With the addition of the second storage pool, Clab is now able to store some 8000 tonnes of used nuclear fuel. Currently some 4500 tonnes of fuel is stored at Clab. The facility now consists of two identical storage chambers with five storage pools in each section.

 

Used fuel will be stored under water in the pools, built in underground caverns some 30 metres below the ground surface, for some 40-50 years. It will then be encapsulated in copper and stainless steel canisters for final emplacement packed with bentonite clay in a 500 metre deep repository in granite.

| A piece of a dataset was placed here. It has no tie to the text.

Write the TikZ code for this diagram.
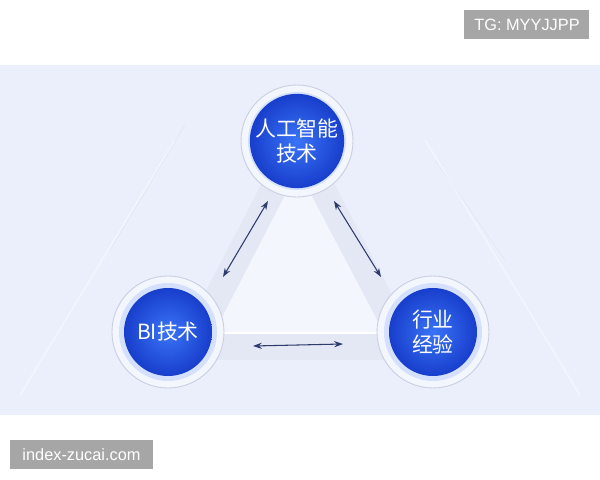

Jorgen Lundsten, plant manager at Clab, said: "The project has taken several years and we are very happy that we can now start using the new part of the interim storage facility."

 

The start-up of the new storage pool has been delayed due to the rebuilding of the movement joints in the transport channel between the old and the new pool. The transport channel will allow fuel to be transferred from the old pool to the new one to enable planned maintenance work to be carried out. In addition, other work is also being conducted at Clab. For example, a new process computer system was recently installed and taken into operation after extensive testing.

 

A condition of SKI's approval of the operating licence is that SKB carries out an inspection program - including monitoring pool temperatures, pool movements and dose loads - and the results are documented and reported to the inspectorate.

 

SKB submitted an application to the SKI in November 2006 for a permit to construct and operate a used fuel encapsulation plant next to Clab. The new encapsulation facility and Clab will eventually be operated together. SKB does not expect the regulatory authorities or the government to make a final ruling on the application under the Nuclear Activities Act until after 2009, when the application for the final repository itself is submitted.